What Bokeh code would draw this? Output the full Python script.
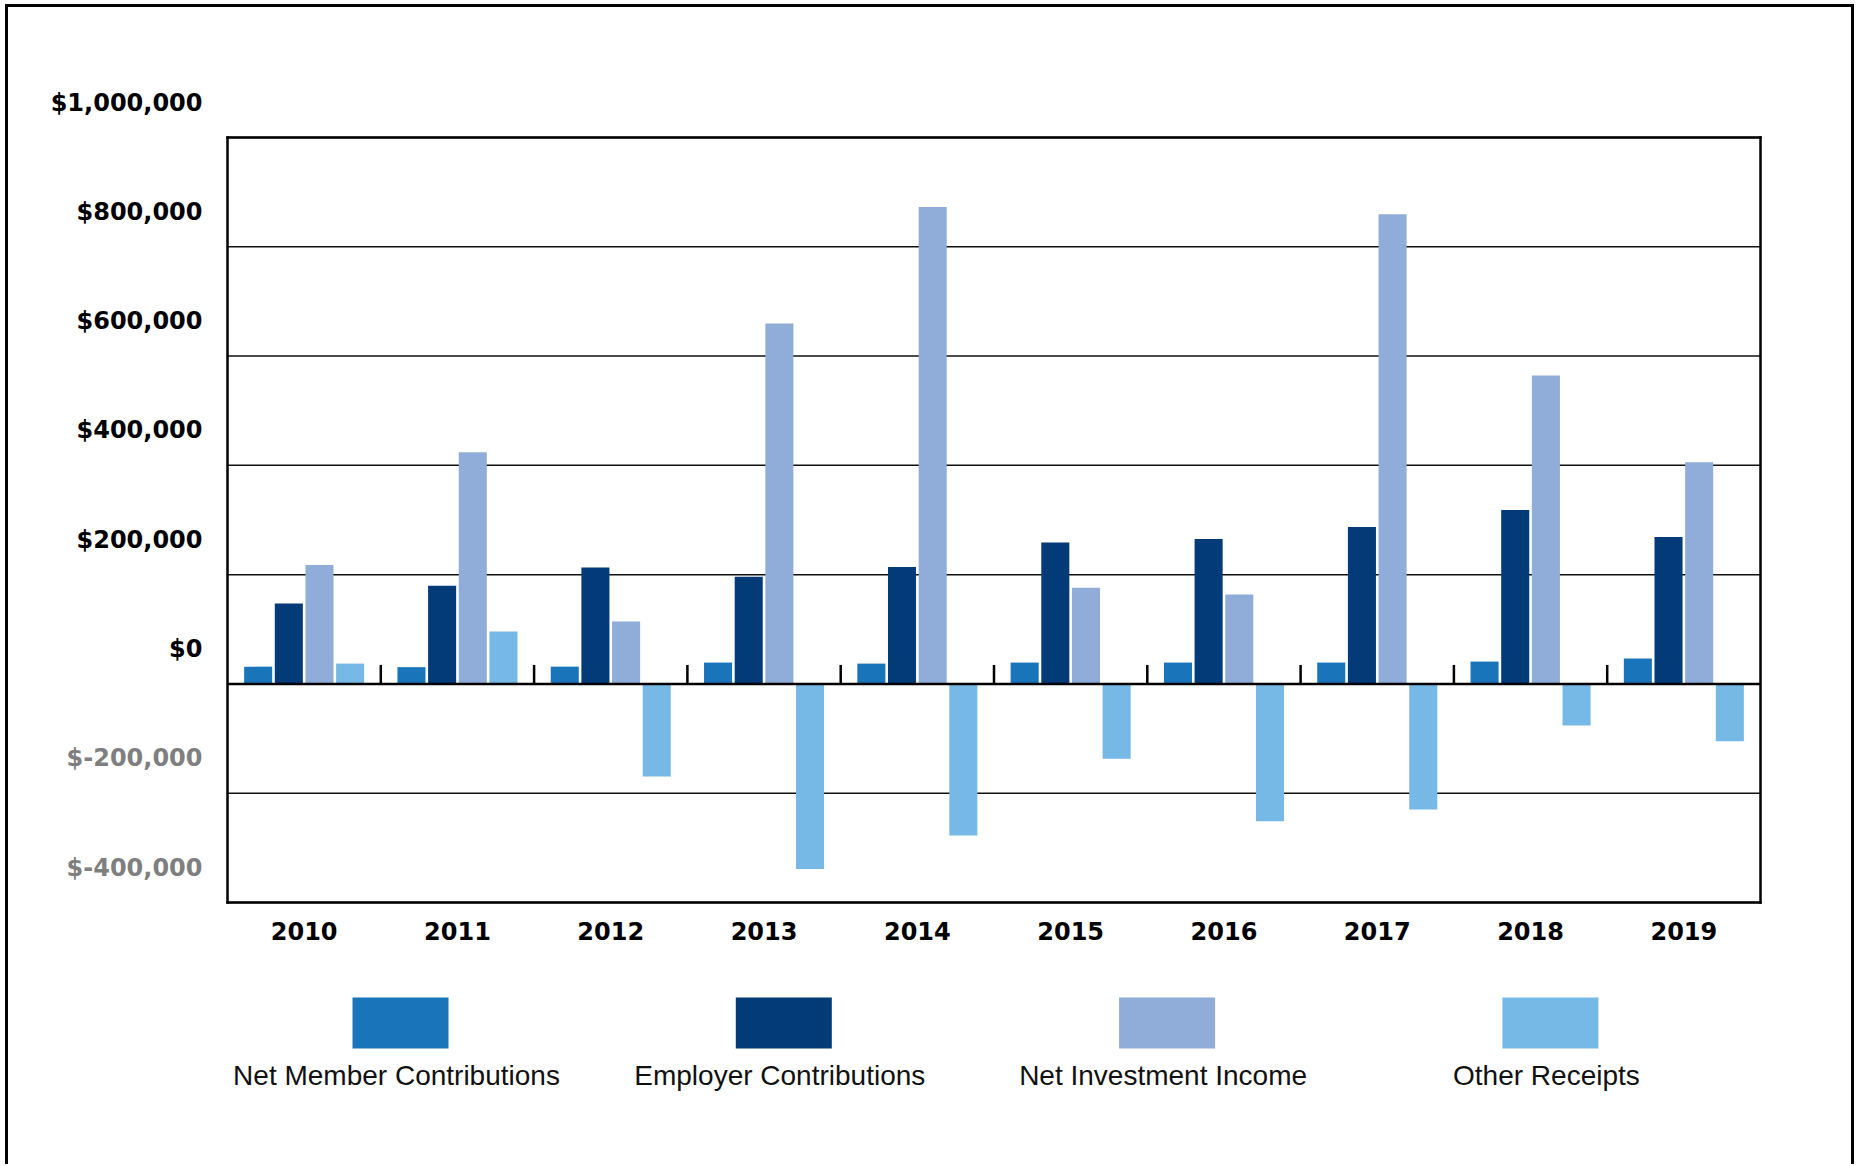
from bokeh.plotting import figure
from bokeh.models import ColumnDataSource, Range1d, FixedTicker
from bokeh.layouts import column
from bokeh.core.properties import value
from bokeh.embed import file_html
from bokeh.resources import INLINE

# ---- data ----
years = [2010, 2011, 2012, 2013, 2014, 2015, 2016, 2017, 2018, 2019]
net_member = [31600, 30700, 31600, 39100, 37200, 39100, 39100, 39100, 40900, 46500]
employer = [147000, 179500, 213000, 196300, 214000, 258600, 265100, 287400, 318100, 268800]
net_invest = [217700, 424200, 114400, 659500, 872600, 175800, 163700, 859500, 564600, 405600]
other = [37200, 95800, -169300, -338600, -277200, -136700, -251200, -229800, -76300, -105100]
series_names = ["Net Member Contributions", "Employer Contributions",
                "Net Investment Income", "Other Receipts"]
series_colors = ["#1a74ba", "#033a78", "#90acd8", "#76b9e7"]
y_ticks = [-400000, -200000, 0, 200000, 400000, 600000, 800000, 1000000]
y_tick_labels = ["$-400,000", "$-200,000", "$0", "$200,000", "$400,000",
                 "$600,000", "$800,000", "$1,000,000"]

Y_MIN, Y_MAX = y_ticks[0], y_ticks[-1]
X_MIN, X_MAX = years[0] - 0.5, years[-1] + 0.5

# ---- layout constants (pixels) ----
ORG_X, ORG_Y = 8, 7                      # content origin on the page
BOX_L, BOX_R, BOX_T, BOX_B = 227, 1760, 137, 902   # plot box on the page
FIG_W, FIG_H = 1843, 964
FR_L, FR_R, FR_T, FR_B = 16, 1845, 60, 905          # main frame on the page
px_x = (X_MAX - X_MIN) / (BOX_R - BOX_L)           # data per px
px_y = (Y_MAX - Y_MIN) / (BOX_B - BOX_T)

x_range = Range1d(X_MIN - (BOX_L - FR_L) * px_x, X_MAX + (FR_R - BOX_R) * px_x)
y_range = Range1d(Y_MIN - (FR_B - BOX_B) * px_y, Y_MAX + (BOX_T - FR_T) * px_y)

p = figure(x_range=x_range, y_range=y_range, width=FIG_W, height=FIG_H,
           output_backend="svg", toolbar_location=None, y_axis_location=None,
           min_border_left=FR_L - ORG_X, min_border_right=ORG_X + FIG_W - FR_R,
           min_border_top=FR_T - ORG_Y, min_border_bottom=ORG_Y + FIG_H - FR_B)
p.background_fill_color = "white"
p.border_fill_color = "white"
p.outline_line_color = None
p.grid.visible = False

# grid lines inside the plot box
p.segment(x0=[X_MIN] * len(y_ticks), x1=[X_MAX] * len(y_ticks), y0=y_ticks, y1=y_ticks,
          line_color="#111111", line_width=1.5)

# bars
src = ColumnDataSource(dict(year=years, nmc=net_member, ec=employer, nii=net_invest, orc=other))
cols = ["nmc", "ec", "nii", "orc"]
offsets = [-0.3, -0.1, 0.1, 0.3]
for c, off, col in zip(cols, offsets, series_colors):
    p.vbar(x=[y + off for y in years], top=src.data[c], width=0.183,
           fill_color=col, line_color=None)

# zero line and category boundary ticks
p.segment(x0=[X_MIN], x1=[X_MAX], y0=[0], y1=[0], line_color="black", line_width=2.5)
tick_len = 19 * px_y
p.segment(x0=[y - 0.5 for y in years[1:]], x1=[y - 0.5 for y in years[1:]],
          y0=[0] * 9, y1=[tick_len] * 9, line_color="black", line_width=2.5)

# plot box
p.segment(x0=[X_MIN, X_MIN, X_MIN, X_MAX], x1=[X_MAX, X_MAX, X_MIN, X_MAX],
          y0=[Y_MIN, Y_MAX, Y_MIN, Y_MIN], y1=[Y_MIN, Y_MAX, Y_MAX, Y_MAX],
          line_color="black", line_width=2.5, line_cap="square")

# y tick labels floated above their grid lines
p.text(x=[X_MIN] * len(y_ticks), y=y_ticks, text=y_tick_labels,
       x_offset=-25, y_offset=-35, text_align="right", text_baseline="middle",
       text_font=value("DejaVu Sans"), text_font_style="bold", text_font_size="24px",
       text_color=["#7f7f7f" if v < 0 else "black" for v in y_ticks])

# x axis (years)
xa = p.xaxis[0]
xa.ticker = FixedTicker(ticks=years)
xa.axis_line_color = None
xa.major_tick_line_color = None
xa.minor_tick_line_color = None
xa.major_label_text_font = "DejaVu Sans"
xa.major_label_text_font_style = "bold"
xa.major_label_text_font_size = "24px"
xa.major_label_text_color = "black"
xa.major_label_standoff = 10

# ---- legend panel ----
LEG_TOP = ORG_Y + FIG_H
LEG_H = 193
leg = figure(width=FIG_W, height=LEG_H, x_range=Range1d(FR_L, FR_R),
             y_range=Range1d(LEG_TOP + LEG_H, LEG_TOP),
             output_backend="svg", toolbar_location=None,
             x_axis_location=None, y_axis_location=None,
             min_border_left=FR_L - ORG_X, min_border_right=ORG_X + FIG_W - FR_R,
             min_border_top=0, min_border_bottom=0)
leg.outline_line_color = None
leg.background_fill_color = "white"
leg.border_fill_color = "white"
leg.grid.visible = False
first_c, step = 400, 383.3
centers = [first_c + step * i for i in range(4)]
leg.quad(left=[c - 48 for c in centers], right=[c + 48 for c in centers],
         top=[997] * 4, bottom=[1048] * 4, fill_color=series_colors, line_color=None)
leg.text(x=[c - 4 for c in centers], y=[1075] * 4, text=series_names, text_align="center",
         text_baseline="middle", text_font=value("Liberation Sans"),
         text_font_size="28px", text_color="#111111")

layout = column(p, leg, spacing=0,
                styles={"margin-left": "5px", "margin-top": "4px",
                        "border-left": "3px solid black", "border-top": "3px solid black",
                        "border-right": "3px solid black"})

open("out.html", "w").write(file_html(layout, INLINE))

EXERCISE GOAL: Leave out any pictures and return exactly the lines from the beginning of the data through the line with "from bokeh.resources import INLINE", inclusive.

FULL SOLUTION:
What Bokeh code would draw this? Output the full Python script.
from bokeh.plotting import figure
from bokeh.models import ColumnDataSource, Range1d, FixedTicker
from bokeh.layouts import column
from bokeh.core.properties import value
from bokeh.embed import file_html
from bokeh.resources import INLINE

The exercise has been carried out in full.